What you are asked to do: Extract the lines that carry the string "this" from the listing.

★ ★ ★

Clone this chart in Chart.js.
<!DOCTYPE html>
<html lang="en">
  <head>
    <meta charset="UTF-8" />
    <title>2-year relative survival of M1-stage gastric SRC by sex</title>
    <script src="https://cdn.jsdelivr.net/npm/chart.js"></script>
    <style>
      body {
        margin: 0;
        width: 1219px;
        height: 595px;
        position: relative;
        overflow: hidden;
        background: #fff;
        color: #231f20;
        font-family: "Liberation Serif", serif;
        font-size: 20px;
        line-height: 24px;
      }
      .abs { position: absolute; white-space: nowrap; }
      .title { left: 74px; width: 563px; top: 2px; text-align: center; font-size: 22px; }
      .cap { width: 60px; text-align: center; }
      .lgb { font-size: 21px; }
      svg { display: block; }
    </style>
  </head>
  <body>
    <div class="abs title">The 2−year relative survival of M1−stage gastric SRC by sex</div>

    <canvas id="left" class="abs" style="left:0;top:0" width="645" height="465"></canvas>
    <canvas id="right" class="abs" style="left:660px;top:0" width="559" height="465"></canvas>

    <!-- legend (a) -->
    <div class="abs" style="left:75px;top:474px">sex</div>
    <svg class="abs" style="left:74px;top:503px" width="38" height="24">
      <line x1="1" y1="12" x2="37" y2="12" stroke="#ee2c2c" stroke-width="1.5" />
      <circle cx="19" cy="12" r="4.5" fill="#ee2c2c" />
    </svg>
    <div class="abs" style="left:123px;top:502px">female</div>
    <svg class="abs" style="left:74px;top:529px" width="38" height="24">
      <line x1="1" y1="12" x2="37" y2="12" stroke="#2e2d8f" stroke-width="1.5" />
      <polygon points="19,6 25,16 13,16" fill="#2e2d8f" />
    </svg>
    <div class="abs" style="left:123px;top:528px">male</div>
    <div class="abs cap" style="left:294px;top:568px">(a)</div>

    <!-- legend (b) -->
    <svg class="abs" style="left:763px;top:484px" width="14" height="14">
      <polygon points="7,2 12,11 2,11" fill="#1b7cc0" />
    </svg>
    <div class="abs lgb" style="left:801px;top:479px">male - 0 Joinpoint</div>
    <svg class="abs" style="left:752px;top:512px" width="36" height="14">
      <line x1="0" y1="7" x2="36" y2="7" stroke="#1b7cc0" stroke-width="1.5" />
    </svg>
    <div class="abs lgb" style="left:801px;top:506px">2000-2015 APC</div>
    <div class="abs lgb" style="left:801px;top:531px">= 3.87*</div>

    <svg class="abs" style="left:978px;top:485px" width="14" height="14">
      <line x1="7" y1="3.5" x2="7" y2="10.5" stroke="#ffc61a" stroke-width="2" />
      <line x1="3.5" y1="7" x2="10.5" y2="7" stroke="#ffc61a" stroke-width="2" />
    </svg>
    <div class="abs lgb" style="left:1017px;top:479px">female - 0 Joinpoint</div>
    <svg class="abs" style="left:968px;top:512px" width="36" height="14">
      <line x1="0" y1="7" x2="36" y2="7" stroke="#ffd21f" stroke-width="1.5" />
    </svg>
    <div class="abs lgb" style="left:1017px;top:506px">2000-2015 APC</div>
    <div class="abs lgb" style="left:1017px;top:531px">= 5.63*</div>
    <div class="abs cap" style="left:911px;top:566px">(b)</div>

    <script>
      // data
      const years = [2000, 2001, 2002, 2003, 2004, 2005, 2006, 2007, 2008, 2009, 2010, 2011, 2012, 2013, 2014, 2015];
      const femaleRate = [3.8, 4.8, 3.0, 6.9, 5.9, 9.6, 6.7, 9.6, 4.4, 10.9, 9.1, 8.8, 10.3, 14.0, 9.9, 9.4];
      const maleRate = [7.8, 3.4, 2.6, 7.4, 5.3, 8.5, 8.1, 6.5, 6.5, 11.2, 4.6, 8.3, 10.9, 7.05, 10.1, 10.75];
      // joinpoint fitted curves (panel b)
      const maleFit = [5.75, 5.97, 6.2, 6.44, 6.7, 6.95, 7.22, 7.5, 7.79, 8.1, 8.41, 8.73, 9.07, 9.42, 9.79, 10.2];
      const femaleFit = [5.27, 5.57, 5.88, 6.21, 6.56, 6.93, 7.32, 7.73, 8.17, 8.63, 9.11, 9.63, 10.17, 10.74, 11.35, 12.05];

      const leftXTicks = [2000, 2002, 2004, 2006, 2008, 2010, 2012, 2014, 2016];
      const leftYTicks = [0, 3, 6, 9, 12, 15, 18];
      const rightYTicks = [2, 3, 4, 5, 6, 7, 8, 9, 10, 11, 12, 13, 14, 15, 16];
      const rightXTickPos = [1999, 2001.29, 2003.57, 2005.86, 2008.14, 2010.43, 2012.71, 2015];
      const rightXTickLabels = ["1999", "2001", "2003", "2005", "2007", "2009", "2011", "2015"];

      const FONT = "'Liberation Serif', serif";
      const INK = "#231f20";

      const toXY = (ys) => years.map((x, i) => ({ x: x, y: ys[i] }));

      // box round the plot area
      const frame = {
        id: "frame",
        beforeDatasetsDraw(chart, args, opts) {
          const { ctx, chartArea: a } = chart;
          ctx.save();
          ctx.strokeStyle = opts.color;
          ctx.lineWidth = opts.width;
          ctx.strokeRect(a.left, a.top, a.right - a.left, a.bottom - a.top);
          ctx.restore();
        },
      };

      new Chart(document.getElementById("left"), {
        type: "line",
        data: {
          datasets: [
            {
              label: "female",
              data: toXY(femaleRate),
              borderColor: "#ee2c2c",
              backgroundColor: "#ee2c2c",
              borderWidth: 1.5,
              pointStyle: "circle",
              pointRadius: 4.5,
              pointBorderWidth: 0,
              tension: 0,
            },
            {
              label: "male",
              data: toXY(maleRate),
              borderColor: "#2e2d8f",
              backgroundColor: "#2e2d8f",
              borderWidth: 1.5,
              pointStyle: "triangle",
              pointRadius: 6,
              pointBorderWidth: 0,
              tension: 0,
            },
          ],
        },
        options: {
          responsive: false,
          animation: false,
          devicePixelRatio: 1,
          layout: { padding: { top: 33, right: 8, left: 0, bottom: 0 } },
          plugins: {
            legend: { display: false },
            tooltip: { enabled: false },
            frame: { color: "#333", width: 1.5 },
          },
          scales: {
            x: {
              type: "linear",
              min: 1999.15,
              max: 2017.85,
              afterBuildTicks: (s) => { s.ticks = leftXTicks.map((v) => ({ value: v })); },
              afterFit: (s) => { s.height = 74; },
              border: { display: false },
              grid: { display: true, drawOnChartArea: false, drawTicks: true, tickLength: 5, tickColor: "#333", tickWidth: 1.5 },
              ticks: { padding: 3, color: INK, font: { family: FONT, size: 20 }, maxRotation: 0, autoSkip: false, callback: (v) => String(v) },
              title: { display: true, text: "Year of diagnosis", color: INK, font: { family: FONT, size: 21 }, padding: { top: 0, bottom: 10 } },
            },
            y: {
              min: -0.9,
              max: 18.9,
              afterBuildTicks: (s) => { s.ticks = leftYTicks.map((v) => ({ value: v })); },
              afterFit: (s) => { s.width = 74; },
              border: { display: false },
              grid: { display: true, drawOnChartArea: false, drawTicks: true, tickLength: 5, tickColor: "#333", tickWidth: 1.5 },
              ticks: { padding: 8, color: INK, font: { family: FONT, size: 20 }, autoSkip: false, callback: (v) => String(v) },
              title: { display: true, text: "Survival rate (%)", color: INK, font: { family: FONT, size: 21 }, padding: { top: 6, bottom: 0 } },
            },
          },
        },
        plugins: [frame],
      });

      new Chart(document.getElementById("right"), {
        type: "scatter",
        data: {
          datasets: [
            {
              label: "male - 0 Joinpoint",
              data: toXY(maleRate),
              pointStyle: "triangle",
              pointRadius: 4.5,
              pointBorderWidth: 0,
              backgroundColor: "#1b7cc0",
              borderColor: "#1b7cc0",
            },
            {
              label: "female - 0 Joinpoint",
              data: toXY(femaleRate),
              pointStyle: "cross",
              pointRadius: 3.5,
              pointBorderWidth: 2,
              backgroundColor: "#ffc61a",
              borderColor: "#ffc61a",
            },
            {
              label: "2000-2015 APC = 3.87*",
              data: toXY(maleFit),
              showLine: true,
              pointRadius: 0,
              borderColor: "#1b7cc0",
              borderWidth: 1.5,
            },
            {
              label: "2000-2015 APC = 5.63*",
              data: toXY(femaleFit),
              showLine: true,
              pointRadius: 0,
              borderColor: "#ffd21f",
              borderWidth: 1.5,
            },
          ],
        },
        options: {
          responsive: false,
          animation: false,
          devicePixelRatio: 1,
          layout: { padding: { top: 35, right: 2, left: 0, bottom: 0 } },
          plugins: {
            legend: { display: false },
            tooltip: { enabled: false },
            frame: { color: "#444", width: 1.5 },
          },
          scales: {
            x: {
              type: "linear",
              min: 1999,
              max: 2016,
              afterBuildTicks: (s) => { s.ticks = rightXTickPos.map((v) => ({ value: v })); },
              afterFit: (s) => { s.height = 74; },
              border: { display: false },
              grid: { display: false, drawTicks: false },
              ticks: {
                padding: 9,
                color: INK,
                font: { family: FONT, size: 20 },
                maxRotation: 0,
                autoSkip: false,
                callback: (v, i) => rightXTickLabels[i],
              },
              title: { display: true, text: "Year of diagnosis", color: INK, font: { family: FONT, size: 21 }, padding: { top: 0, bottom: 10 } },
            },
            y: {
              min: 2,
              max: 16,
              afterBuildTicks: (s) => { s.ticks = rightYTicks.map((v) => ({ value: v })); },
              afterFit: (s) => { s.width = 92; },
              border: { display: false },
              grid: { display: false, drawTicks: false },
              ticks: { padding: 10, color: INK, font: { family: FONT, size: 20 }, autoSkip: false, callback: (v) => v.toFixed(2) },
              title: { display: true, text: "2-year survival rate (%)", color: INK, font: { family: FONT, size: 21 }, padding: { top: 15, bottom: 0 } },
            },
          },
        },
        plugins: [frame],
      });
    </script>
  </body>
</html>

★ ★ ★

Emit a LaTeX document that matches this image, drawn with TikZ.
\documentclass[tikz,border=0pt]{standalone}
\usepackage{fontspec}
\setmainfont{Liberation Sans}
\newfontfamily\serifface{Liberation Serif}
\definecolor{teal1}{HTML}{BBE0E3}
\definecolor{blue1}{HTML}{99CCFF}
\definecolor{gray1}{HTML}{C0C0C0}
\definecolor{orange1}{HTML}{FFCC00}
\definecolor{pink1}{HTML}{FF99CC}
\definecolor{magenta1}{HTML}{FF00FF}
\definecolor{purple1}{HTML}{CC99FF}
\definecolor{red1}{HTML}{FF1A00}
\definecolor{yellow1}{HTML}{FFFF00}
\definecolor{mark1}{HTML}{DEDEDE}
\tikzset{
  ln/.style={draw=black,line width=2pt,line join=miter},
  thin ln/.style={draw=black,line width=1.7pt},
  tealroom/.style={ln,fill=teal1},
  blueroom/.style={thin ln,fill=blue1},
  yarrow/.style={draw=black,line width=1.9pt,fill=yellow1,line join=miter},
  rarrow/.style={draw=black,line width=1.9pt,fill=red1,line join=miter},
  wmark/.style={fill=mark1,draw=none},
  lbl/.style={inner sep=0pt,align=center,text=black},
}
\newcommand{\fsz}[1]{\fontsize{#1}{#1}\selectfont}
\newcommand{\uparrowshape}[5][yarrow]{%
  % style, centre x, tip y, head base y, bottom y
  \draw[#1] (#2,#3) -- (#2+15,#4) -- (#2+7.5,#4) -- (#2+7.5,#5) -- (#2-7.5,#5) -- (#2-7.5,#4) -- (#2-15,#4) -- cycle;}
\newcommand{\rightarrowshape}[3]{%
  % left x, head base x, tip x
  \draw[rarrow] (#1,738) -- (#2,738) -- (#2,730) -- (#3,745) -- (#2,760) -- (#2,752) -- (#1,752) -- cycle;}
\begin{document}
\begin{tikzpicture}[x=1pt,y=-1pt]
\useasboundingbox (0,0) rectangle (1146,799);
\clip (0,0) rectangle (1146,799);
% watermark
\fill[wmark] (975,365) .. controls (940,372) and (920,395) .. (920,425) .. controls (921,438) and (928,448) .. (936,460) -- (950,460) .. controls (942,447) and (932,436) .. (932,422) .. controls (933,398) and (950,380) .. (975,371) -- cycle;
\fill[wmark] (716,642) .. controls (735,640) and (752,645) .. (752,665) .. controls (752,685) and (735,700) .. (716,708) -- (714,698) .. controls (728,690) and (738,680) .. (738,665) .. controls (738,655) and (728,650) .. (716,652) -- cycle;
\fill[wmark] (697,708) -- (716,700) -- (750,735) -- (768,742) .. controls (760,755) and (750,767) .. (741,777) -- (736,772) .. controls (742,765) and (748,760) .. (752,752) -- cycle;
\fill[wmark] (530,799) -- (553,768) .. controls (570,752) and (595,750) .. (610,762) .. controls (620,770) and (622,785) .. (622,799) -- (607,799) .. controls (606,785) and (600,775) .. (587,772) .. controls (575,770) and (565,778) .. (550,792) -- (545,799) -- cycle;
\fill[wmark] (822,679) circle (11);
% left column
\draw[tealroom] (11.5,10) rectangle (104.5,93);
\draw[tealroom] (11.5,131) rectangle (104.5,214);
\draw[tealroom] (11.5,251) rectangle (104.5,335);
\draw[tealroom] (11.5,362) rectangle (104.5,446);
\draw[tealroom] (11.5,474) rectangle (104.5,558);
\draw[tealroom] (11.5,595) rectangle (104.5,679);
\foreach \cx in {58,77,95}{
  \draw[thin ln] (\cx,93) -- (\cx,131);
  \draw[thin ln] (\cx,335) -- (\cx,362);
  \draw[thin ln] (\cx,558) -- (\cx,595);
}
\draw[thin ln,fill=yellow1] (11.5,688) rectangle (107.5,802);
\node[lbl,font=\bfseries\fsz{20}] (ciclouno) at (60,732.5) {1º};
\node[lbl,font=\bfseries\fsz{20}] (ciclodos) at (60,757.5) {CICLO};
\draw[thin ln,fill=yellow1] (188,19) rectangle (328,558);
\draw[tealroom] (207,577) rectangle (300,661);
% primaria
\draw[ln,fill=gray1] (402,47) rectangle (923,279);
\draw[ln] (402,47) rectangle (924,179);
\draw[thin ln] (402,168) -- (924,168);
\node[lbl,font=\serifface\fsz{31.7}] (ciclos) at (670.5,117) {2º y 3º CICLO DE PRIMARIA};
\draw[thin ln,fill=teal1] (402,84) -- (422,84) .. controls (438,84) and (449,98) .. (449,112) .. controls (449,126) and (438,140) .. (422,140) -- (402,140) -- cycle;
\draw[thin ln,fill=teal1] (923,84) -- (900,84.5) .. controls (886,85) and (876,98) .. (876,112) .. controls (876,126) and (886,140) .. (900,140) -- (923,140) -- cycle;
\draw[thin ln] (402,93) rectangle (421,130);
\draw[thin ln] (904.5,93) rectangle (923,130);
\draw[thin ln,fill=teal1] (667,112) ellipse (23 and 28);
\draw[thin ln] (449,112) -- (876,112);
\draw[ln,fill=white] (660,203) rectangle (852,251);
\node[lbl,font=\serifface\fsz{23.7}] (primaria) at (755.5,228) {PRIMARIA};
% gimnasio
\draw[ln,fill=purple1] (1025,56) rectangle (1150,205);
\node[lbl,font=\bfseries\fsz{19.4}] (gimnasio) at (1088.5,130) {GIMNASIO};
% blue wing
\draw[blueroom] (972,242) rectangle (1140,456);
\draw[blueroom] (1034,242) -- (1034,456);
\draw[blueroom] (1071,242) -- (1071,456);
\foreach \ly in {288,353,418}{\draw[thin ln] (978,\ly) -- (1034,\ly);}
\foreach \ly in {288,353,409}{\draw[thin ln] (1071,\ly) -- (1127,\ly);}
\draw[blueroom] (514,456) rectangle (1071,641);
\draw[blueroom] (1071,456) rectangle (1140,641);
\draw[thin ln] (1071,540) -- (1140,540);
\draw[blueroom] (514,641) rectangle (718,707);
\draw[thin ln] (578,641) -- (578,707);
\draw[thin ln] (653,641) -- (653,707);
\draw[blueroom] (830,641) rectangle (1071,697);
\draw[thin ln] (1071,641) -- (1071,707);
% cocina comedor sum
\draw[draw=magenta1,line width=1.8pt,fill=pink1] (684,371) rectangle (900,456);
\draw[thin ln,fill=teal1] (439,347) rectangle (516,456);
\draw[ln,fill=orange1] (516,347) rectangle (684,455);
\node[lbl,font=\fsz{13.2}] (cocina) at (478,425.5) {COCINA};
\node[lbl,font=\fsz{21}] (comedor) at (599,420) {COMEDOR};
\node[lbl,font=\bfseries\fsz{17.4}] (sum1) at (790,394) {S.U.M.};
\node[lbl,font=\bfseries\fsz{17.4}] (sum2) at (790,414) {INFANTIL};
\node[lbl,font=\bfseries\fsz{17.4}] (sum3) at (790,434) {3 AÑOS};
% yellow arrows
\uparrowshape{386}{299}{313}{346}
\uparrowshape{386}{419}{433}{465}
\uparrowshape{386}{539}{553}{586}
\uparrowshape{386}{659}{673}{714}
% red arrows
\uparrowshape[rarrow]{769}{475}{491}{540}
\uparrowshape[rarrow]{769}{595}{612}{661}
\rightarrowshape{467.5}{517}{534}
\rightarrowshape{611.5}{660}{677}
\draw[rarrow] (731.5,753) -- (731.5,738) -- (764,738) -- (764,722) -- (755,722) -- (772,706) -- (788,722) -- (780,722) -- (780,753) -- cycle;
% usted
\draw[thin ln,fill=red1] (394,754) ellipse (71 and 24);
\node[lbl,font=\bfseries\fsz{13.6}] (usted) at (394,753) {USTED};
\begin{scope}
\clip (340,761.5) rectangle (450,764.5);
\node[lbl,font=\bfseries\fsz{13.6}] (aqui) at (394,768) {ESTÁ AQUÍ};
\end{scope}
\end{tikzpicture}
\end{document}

★ ★ ★

Solved exercise:
Clone this chart in Chart.js.
Emit a LaTeX document that matches this image, drawn with TikZ.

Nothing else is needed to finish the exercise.